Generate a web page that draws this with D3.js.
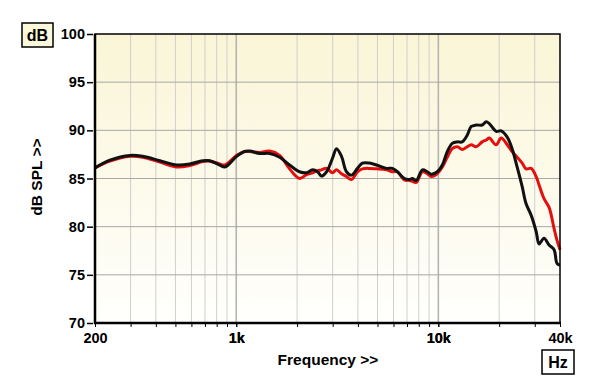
<!DOCTYPE html>
<html>
<head>
<meta charset="utf-8">
<script src="https://cdn.jsdelivr.net/npm/d3@7"></script>
<style>
  body { margin: 0; background: #fff; }
  text { font-family: Arial, "Liberation Sans", sans-serif; font-weight: bold; fill: #000; }
</style>
</head>
<body>
<div id="chart"></div>
<script>
// measurement frequencies (Hz)
var freqs = [200, 237, 298, 345, 419, 508, 589, 683, 740, 810, 877, 1005, 1100, 1165, 1306, 1463, 1640, 1836,
  2056, 2228, 2386, 2524, 2642, 2798, 2994, 3134, 3318, 3510, 3716, 3980, 4210, 4558, 4942, 5534, 5926, 6272,
  6792, 7194, 7434, 7780, 8338, 8816, 9230, 9886, 10468, 11072, 11722, 12416, 13128, 13900, 14556, 15382,
  16482, 17260, 17866, 19322, 20460, 21920, 23180, 24540, 26000, 27160, 28780, 30480, 31540, 33340, 35320,
  37400, 38640, 40000];
// black trace (dB SPL)
var blackSeries = [86.1, 86.9, 87.4, 87.3, 86.85, 86.4, 86.5, 86.85, 86.85, 86.5, 86.2, 87.3, 87.8, 87.85, 87.6, 87.6, 87.2, 86.4,
  85.7, 85.6, 85.9, 85.7, 85.25, 85.7, 87.1, 88.1, 87.3, 85.7, 85.35, 86.05, 86.6, 86.6, 86.4, 86.05, 86.05, 85.7,
  85.0, 84.9, 85.0, 84.8, 85.9, 85.7, 85.45, 85.7, 86.4, 87.8, 88.65, 88.8, 88.8, 89.5, 90.4, 90.55,
  90.55, 90.9, 90.7, 89.9, 89.95, 89.3, 88.1, 86.2, 84.15, 82.4, 81.2, 79.5, 78.2, 78.8, 78.1,
  77.6, 76.2, 76.0];
// red trace (dB SPL)
var redSeries = [86.1, 86.8, 87.3, 87.2, 86.7, 86.2, 86.35, 86.75, 86.8, 86.6, 86.4, 87.4, 87.8, 87.8, 87.7, 87.85, 87.4, 86.0,
  85.0, 85.4, 85.6, 85.8, 85.9, 86.05, 85.6, 85.9, 85.5, 85.2, 84.9, 85.7, 86.0, 86.05, 86.0, 85.9, 85.7, 85.7,
  84.85, 84.8, 84.7, 84.6, 85.7, 85.5, 85.2, 85.5, 86.2, 87.2, 88.1, 88.3, 88.0, 88.3, 88.5, 88.3,
  88.8, 89.0, 89.2, 88.5, 89.2, 88.5, 87.8, 87.2, 86.6, 86.0, 86.05, 85.2, 84.3, 82.9, 82.0,
  79.8, 78.6, 77.6];

var xLabelVals = [200, 1000, 10000, 40000];
var xLabels = ['200', '1k', '10k', '40k'];
var xGrid = [300, 400, 500, 600, 700, 800, 900, 1000, 2000, 3000, 4000, 5000, 6000, 7000, 8000, 9000, 10000, 20000, 30000];
var yTicks = [70, 75, 80, 85, 90, 95, 100];

var width = 600, height = 389;
var pLeft = 95, pRight = 560, pTop = 34, pBottom = 323;

var svg = d3.select('#chart').append('svg')
  .attr('width', width)
  .attr('height', height);

var x = d3.scaleLog().domain([200, 40000]).range([pLeft, pRight]);
var y = d3.scaleLinear().domain([70, 100]).range([pBottom, pTop]);

var grad = svg.append('defs').append('linearGradient')
  .attr('id', 'bg').attr('x1', 0).attr('y1', 0).attr('x2', 0).attr('y2', 1);
grad.append('stop').attr('offset', '0%').attr('stop-color', '#faf5d6');
grad.append('stop').attr('offset', '100%').attr('stop-color', '#fffffd');

svg.append('rect')
  .attr('x', pLeft).attr('y', pTop)
  .attr('width', pRight - pLeft).attr('height', pBottom - pTop)
  .attr('fill', 'url(#bg)');

// vertical grid
svg.append('g').selectAll('line')
  .data(xGrid)
  .enter().append('line')
  .attr('x1', d => x(d)).attr('x2', d => x(d))
  .attr('y1', pTop).attr('y2', pBottom)
  .attr('stroke', d => (d === 1000 || d === 10000) ? '#b4b4b4' : '#cfcfcf')
  .attr('stroke-width', d => (d === 1000 || d === 10000) ? 1.6 : 1);

// horizontal grid
svg.append('g').selectAll('line')
  .data(yTicks.slice(1, -1))
  .enter().append('line')
  .attr('x1', pLeft).attr('x2', pRight)
  .attr('y1', d => y(d)).attr('y2', d => y(d))
  .attr('stroke', '#a8a8a8')
  .attr('stroke-width', 1);

// curves
var line = d3.line()
  .x((d, i) => x(freqs[i]))
  .y(d => y(d))
  .curve(d3.curveCatmullRom.alpha(0.5));

svg.append('path')
  .attr('d', line(redSeries))
  .attr('fill', 'none')
  .attr('stroke', '#e41010')
  .attr('stroke-width', 3)
  .attr('stroke-linejoin', 'round');

svg.append('path')
  .attr('d', line(blackSeries))
  .attr('fill', 'none')
  .attr('stroke', '#111')
  .attr('stroke-width', 3)
  .attr('stroke-linejoin', 'round');

// frame
svg.append('rect')
  .attr('x', pLeft).attr('y', pTop)
  .attr('width', pRight - pLeft).attr('height', pBottom - pTop)
  .attr('fill', 'none')
  .attr('stroke', '#000')
  .attr('stroke-width', 1.5);
svg.append('line')
  .attr('x1', pLeft).attr('x2', pLeft).attr('y1', pTop).attr('y2', pBottom + 1)
  .attr('stroke', '#000').attr('stroke-width', 2.5);
svg.append('line')
  .attr('x1', pLeft - 1).attr('x2', pRight + 1).attr('y1', pBottom).attr('y2', pBottom)
  .attr('stroke', '#000').attr('stroke-width', 2.5);

// x axis
var xAxis = d3.axisBottom(x)
  .tickValues(xGrid.concat(xLabelVals))
  .tickSize(4)
  .tickFormat(d => {
    var i = xLabelVals.indexOf(d);
    return i >= 0 ? xLabels[i] : '';
  });
var gx = svg.append('g')
  .attr('transform', 'translate(0,' + pBottom + ')')
  .call(xAxis);
gx.select('.domain').remove();
gx.selectAll('.tick line').attr('stroke', '#000').attr('stroke-width', 1);
gx.selectAll('.tick text')
  .attr('dy', 0).attr('y', 20)
  .style('font-size', '14.5px')
  .style('font-family', 'Arial, "Liberation Sans", sans-serif')
  .style('font-weight', 'bold')
  .attr('fill', '#000');

// y axis
var yAxis = d3.axisLeft(y)
  .tickValues(yTicks)
  .tickSize(6)
  .tickPadding(2);
var gy = svg.append('g')
  .attr('transform', 'translate(' + (pLeft - 2) + ',0)')
  .call(yAxis);
gy.select('.domain').remove();
gy.selectAll('.tick line').attr('stroke', '#000').attr('stroke-width', 1.5);
gy.selectAll('.tick text')
  .style('font-size', '14.5px')
  .style('font-family', 'Arial, "Liberation Sans", sans-serif')
  .style('font-weight', 'bold')
  .attr('fill', '#000');

// axis titles
svg.append('text')
  .attr('x', 328).attr('y', 365)
  .attr('text-anchor', 'middle')
  .style('font-size', '15.5px')
  .text('Frequency >>');

svg.append('text')
  .attr('transform', 'translate(41.5,177) rotate(-90)')
  .attr('text-anchor', 'middle')
  .style('font-size', '15.5px')
  .text('dB SPL >>');

// unit boxes
svg.append('rect')
  .attr('x', 22).attr('y', 23).attr('width', 31).attr('height', 24)
  .attr('fill', '#fbf8dc').attr('stroke', '#000').attr('stroke-width', 1.5);
svg.append('text')
  .attr('x', 37.5).attr('y', 41)
  .attr('text-anchor', 'middle')
  .style('font-size', '16px')
  .text('dB');

svg.append('rect')
  .attr('x', 542).attr('y', 350).attr('width', 32).attr('height', 24)
  .attr('fill', '#fff').attr('stroke', '#000').attr('stroke-width', 1.5);
svg.append('text')
  .attr('x', 558).attr('y', 368)
  .attr('text-anchor', 'middle')
  .style('font-size', '16px')
  .text('Hz');
</script>
</body>
</html>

▶ **Aim of the exercise**
Give back exactly the lines from the first line of the data through the line with "79.8, 78.6, 77.6];", pictures excluded.

▶ **Solved problem**
Generate a web page that draws this with D3.js.
<!DOCTYPE html>
<html>
<head>
<meta charset="utf-8">
<script src="https://cdn.jsdelivr.net/npm/d3@7"></script>
<style>
  body { margin: 0; background: #fff; }
  text { font-family: Arial, "Liberation Sans", sans-serif; font-weight: bold; fill: #000; }
</style>
</head>
<body>
<div id="chart"></div>
<script>
// measurement frequencies (Hz)
var freqs = [200, 237, 298, 345, 419, 508, 589, 683, 740, 810, 877, 1005, 1100, 1165, 1306, 1463, 1640, 1836,
  2056, 2228, 2386, 2524, 2642, 2798, 2994, 3134, 3318, 3510, 3716, 3980, 4210, 4558, 4942, 5534, 5926, 6272,
  6792, 7194, 7434, 7780, 8338, 8816, 9230, 9886, 10468, 11072, 11722, 12416, 13128, 13900, 14556, 15382,
  16482, 17260, 17866, 19322, 20460, 21920, 23180, 24540, 26000, 27160, 28780, 30480, 31540, 33340, 35320,
  37400, 38640, 40000];
// black trace (dB SPL)
var blackSeries = [86.1, 86.9, 87.4, 87.3, 86.85, 86.4, 86.5, 86.85, 86.85, 86.5, 86.2, 87.3, 87.8, 87.85, 87.6, 87.6, 87.2, 86.4,
  85.7, 85.6, 85.9, 85.7, 85.25, 85.7, 87.1, 88.1, 87.3, 85.7, 85.35, 86.05, 86.6, 86.6, 86.4, 86.05, 86.05, 85.7,
  85.0, 84.9, 85.0, 84.8, 85.9, 85.7, 85.45, 85.7, 86.4, 87.8, 88.65, 88.8, 88.8, 89.5, 90.4, 90.55,
  90.55, 90.9, 90.7, 89.9, 89.95, 89.3, 88.1, 86.2, 84.15, 82.4, 81.2, 79.5, 78.2, 78.8, 78.1,
  77.6, 76.2, 76.0];
// red trace (dB SPL)
var redSeries = [86.1, 86.8, 87.3, 87.2, 86.7, 86.2, 86.35, 86.75, 86.8, 86.6, 86.4, 87.4, 87.8, 87.8, 87.7, 87.85, 87.4, 86.0,
  85.0, 85.4, 85.6, 85.8, 85.9, 86.05, 85.6, 85.9, 85.5, 85.2, 84.9, 85.7, 86.0, 86.05, 86.0, 85.9, 85.7, 85.7,
  84.85, 84.8, 84.7, 84.6, 85.7, 85.5, 85.2, 85.5, 86.2, 87.2, 88.1, 88.3, 88.0, 88.3, 88.5, 88.3,
  88.8, 89.0, 89.2, 88.5, 89.2, 88.5, 87.8, 87.2, 86.6, 86.0, 86.05, 85.2, 84.3, 82.9, 82.0,
  79.8, 78.6, 77.6];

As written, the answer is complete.